We can now pass to the last technical stages of the process. They are simple enough. The oil print when finished will have to be pinned securely on to a drawing board by its four corners, and placed near a stove or hot air furnace. The gelatine film will be dry in half an hour, and the ink in several hours or several days according to the way it has been laid on, and to the nature of the paper. On matt-surfaced papers, the coating of which is very thin, desiccation is far more rapid than with smooth or shiny surfaces.
A perfectly dry print will, of course, show a certain change in its values. Both blacks and whites will appear duller than when the print is wet. In most cases the highest lights will have to be quickened with the point of a sharp scalpel or with a pointed indiarubber eraser. In fact, at this stage, any passage from black to pure white may be effected in the same manner, but it must be borne in mind that over-indulgence in after-retouching will tend to unduly soften the outlines of the picture. I have seen many fairly good pictures spoilt in that way.
On the other hand, if there is any need of raising a value, the only practical way will be to soak the print anew in tepid water and ink locally over the freshly swollen gelatine. Soft ink should not be added to a dry print for it will take anywhere and everywhere, no underlying relief will be there to guide the brush and the lens drawing will be lost.
FROM THE BROMIDE PRINT.
FROM THE OIL PRINT.
VARNISHING. Prints on matt paper may be varnished when quite dry with Soehnee's varnish for water colours, or ordinary wood varnish, or a mixture of both, to which equal parts of spirits of wine will have to be added. It will brighten the inked portions of the print and sink through the unprotected portions. Smooth and heavily coated papers will retain the varnish on their whole surface, and a disagreeable glossy effect will ensue.
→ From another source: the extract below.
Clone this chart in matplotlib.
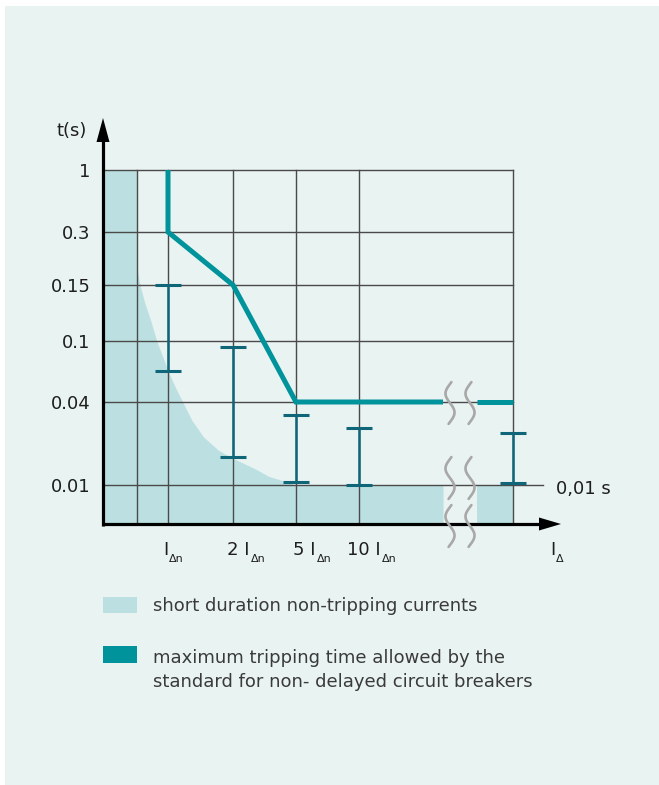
import numpy as np
import matplotlib
matplotlib.use("Agg")
import matplotlib.pyplot as plt
from matplotlib.patches import Rectangle, Polygon

plt.rcParams['font.family'] = ['DejaVu Sans']

# ---------------- data ----------------
y_ticks = [0.01, 0.04, 0.1, 0.15, 0.3, 1]
y_tick_labels = ['0.01', '0.04', '0.1', '0.15', '0.3', '1']
x_grid = [0.5, 1, 2, 5, 10, 50]            # multiples of I_dn (50 = far right, after break)
x_tick_vals = [1, 2, 5, 10]
x_tick_prefix = ['', '2 ', '5 ', '10 ']

# maximum tripping time (thick teal line), before and after the axis break
trip_x = [1, 1, 2, 5, 20]
trip_t = [1, 0.3, 0.15, 0.04, 0.04]
trip_x2 = [40, 50]
trip_t2 = [0.04, 0.04]

# tripping-time ranges (I-bars)
bar_x = [1, 2, 5, 10, 50]
bar_low = [0.064, 0.016, 0.0105, 0.01, 0.0103]
bar_high = [0.15, 0.092, 0.032, 0.026, 0.024]

# boundary of the short duration non-tripping region
nontrip_x = [0.5, 0.505, 0.548, 0.629, 0.721, 0.818, 0.915, 1.005, 1.108, 1.226,
             1.365, 1.543, 1.774, 1.954, 2.57, 3.14, 3.67, 4.24, 4.71, 5.0]
nontrip_t = [0.2, 0.182, 0.15, 0.131, 0.116, 0.1, 0.079, 0.063, 0.0504, 0.04,
             0.0296, 0.0224, 0.0179, 0.016, 0.0142, 0.0129, 0.0116, 0.0109, 0.0103, 0.01]

legend_labels = ['short duration non-tripping currents',
                 'maximum tripping time allowed by the\nstandard for non- delayed circuit breakers']

# ---------------- style ----------------
BG = '#E9F3F1'
FILL = '#BCE0E1'
TRIP = '#00939B'
BAR = '#0E6678'
GRID = '#4A4A4A'
SQUIG = '#A8A8A8'
TXT = '#1E1E1E'
LEG = '#3A3A3A'

W, H = 659, 785
fig = plt.figure(figsize=(W / 100, H / 100), dpi=100)
fig.patch.set_facecolor('white')

def fx(px):
    return px / W

def fy(py):
    return 1 - py / H

fig.add_artist(Rectangle((fx(5), 0), 1 - fx(5), fy(6), transform=fig.transFigure,
                         facecolor=BG, edgecolor='none', zorder=0))

# axes frame: x 103..513 px, y 170..524 px
AX_L, AX_R, AX_T, AX_B = 103, 513, 170, 524
AW, AH = AX_R - AX_L, AX_B - AX_T
ax = fig.add_axes([fx(AX_L), fy(AX_B), AW / W, AH / H])
ax.set_facecolor('none')

# schematic (non-uniform) scales
X_VALS = [0, 0.5, 1, 2, 5, 10, 20, 40, 50]
X_POS = [0, 34, 65, 130, 193, 256, 340, 374, 410]
Y_VALS = [0.005, 0.01, 0.04, 0.1, 0.15, 0.3, 1]
Y_POS = [0, 39, 122, 183, 239, 292, 354]
LY = np.log10(Y_VALS)

def xfwd(v):
    return np.interp(v, X_VALS, X_POS)

def xinv(p):
    return np.interp(p, X_POS, X_VALS)

def yfwd(t):
    t = np.clip(np.asarray(t, dtype=float), 1e-6, None)
    return np.interp(np.log10(t), LY, Y_POS)

def yinv(p):
    return 10 ** np.interp(p, Y_POS, LY)

ax.set_xscale('function', functions=(xfwd, xinv))
ax.set_yscale('function', functions=(yfwd, yinv))
ax.set_xlim(0, 50)
ax.set_ylim(0.005, 1)
ax.minorticks_off()

for s in ax.spines.values():
    s.set_visible(False)

# light non-tripping region
fx_pts = [0, 0.5] + nontrip_x + [20]
fy_pts = [1, 1] + nontrip_t + [0.01]
ax.fill_between(fx_pts, 0.005, fy_pts, color=FILL, lw=0, zorder=1)
ax.fill_between([40, 50], 0.005, 0.01, color=FILL, lw=0, zorder=1)

# grid
for v in x_grid:
    ax.axvline(v, color=GRID, lw=1.0, zorder=2, clip_on=False)
for t in y_ticks:
    if t == 0.01:
        ax.plot([0, 440 / AW], [t, t], transform=ax.get_yaxis_transform(),
                color=GRID, lw=1.0, zorder=2, clip_on=False)
    else:
        ax.axhline(t, color=GRID, lw=1.0, zorder=2, clip_on=False)

# tripping bars
bl = np.array(bar_low)
bh = np.array(bar_high)
ax.errorbar(bar_x, bl, yerr=[np.zeros_like(bl), bh - bl], fmt='none',
            ecolor=BAR, elinewidth=1.8, capsize=9.5, capthick=2.2, zorder=4,
            clip_on=False)

# max tripping time line
ax.plot(trip_x, trip_t, color=TRIP, lw=3.6, solid_joinstyle='miter',
        solid_capstyle='butt', zorder=5, clip_on=False)
ax.plot(trip_x2, trip_t2, color=TRIP, lw=3.6, solid_capstyle='butt',
        zorder=5, clip_on=False)

# axes with arrows (in axes fraction)
axk = dict(transform=ax.transAxes, clip_on=False, zorder=6)
ax.plot([0, 0], [-1.5 / AH, 1 + 30 / AH], color='black', lw=2.3,
        solid_capstyle='butt', **axk)
ax.plot([-1.5 / AW, 1 + 28 / AW], [0, 0], color='black', lw=2.3,
        solid_capstyle='butt', **axk)
ax.add_patch(Polygon([(0, 1 + 52 / AH), (-6.5 / AW, 1 + 28 / AH), (6.5 / AW, 1 + 28 / AH)],
                     closed=True, facecolor='black', edgecolor='none', **axk))
ax.add_patch(Polygon([(1 + 48 / AW, 0), (1 + 26 / AW, 6.5 / AH), (1 + 26 / AW, -6.5 / AH)],
                     closed=True, facecolor='black', edgecolor='none', **axk))

# break squiggles (decoration)
s = np.linspace(-0.05, 1.05, 60)
for cx in (450, 470):
    for cy in (403, 478, 526):
        xs = (cx - 4.5 * np.sin(2 * np.pi * s) - AX_L) / AW
        ys = (AX_B - (cy - 19 + 38 * s)) / AH
        ax.plot(xs, ys, color=SQUIG, lw=1.9, solid_capstyle='round', **dict(axk, zorder=7))

# y tick labels
ax.set_yticks(y_ticks, y_tick_labels)
ax.set_xticks([])
ax.tick_params(axis='y', length=0, pad=9, labelsize=13, labelcolor=TXT)

# x labels with subscripts
offs = [-5, -6, -3, -12]
for v, pre, dx in zip(x_tick_vals, x_tick_prefix, offs):
    main = ax.annotate(pre + 'I', xy=(v, 0), xycoords=('data', 'axes fraction'),
                       xytext=(dx, -31), textcoords='offset pixels',
                       ha='left', va='baseline', fontsize=13, color=TXT)
    ax.annotate('Δn', xy=(1, 0), xycoords=main, xytext=(1, -3),
                textcoords='offset pixels', ha='left', va='baseline',
                fontsize=8, color=TXT)

# I_Delta axis label
mainI = fig.text(fx(550), fy(555), 'I', ha='left', va='baseline', fontsize=13, color=TXT)
ax.annotate('Δ', xy=(1, 0), xycoords=mainI, xytext=(1, -3), textcoords='offset pixels',
            ha='left', va='baseline', fontsize=8, color=TXT)

fig.text(fx(72), fy(131), 't(s)', ha='center', va='center', fontsize=13, color=TXT)
fig.text(fx(556), fy(489), '0,01 s', ha='left', va='center', fontsize=13, color=TXT)

# legend
fig.add_artist(Rectangle((fx(103), fy(613)), 34 / W, 16 / H, transform=fig.transFigure,
                         facecolor=FILL, edgecolor='none'))
fig.add_artist(Rectangle((fx(103), fy(663)), 34 / W, 17 / H, transform=fig.transFigure,
                         facecolor=TRIP, edgecolor='none'))
fig.text(fx(153), fy(606), legend_labels[0], ha='left', va='center', fontsize=13,
         color=LEG)
fig.text(fx(153), fy(670), legend_labels[1], ha='left', va='center', fontsize=13,
         color=LEG, linespacing=1.45)

fig.savefig('out.png', dpi=100, facecolor=fig.get_facecolor())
I should not recommend close framing for oil prints unless they be particularly strong - stronger indeed in tone and contrast than the frame itself. The style of framing adopted for engravings, with a narrow vignette of pale natural wood and a rather wide margin of Japan tinted paper, seems the most suitable for this kind of work.
A half-tone reproduction of a straight bromide and one of an oil print from the same negative are shown on pages 129 & 130. I know from previous experience that most people will prefer the bromide, but this is a matter of taste. Still the comparison may be interesting to the few, from the point of view of values and their effect. It will be noticed, if the half-tone process has not played false with the originals, that : Firstly, the relative values of the sky and snow have been altered, the sky value having been lowered and the snow highlights in the foreground brought to nearly pure white. This lightening of the snow has darkened the value of the trees - by contrast only - and brought the effect nearer to that of nature. Secondly, the patchy foreground on the right side of the bromide picture has been more broadly modelled by local inking and most of the complicated branches and brambles have been sacrificed for the sake of simplicity. Thirdly, the second plane on the left side has been still more simplified, and the background on the same side has been allowed to melt in a sort of distant haze. Also the two irritating stumps in the central distance have been entirely suppressed.
The key-note of the picture is meant to be found in the close contrast between the deepest black and the highest white which is produced by the upper snow-laden boughs, and the trunks of the tall trees on the right.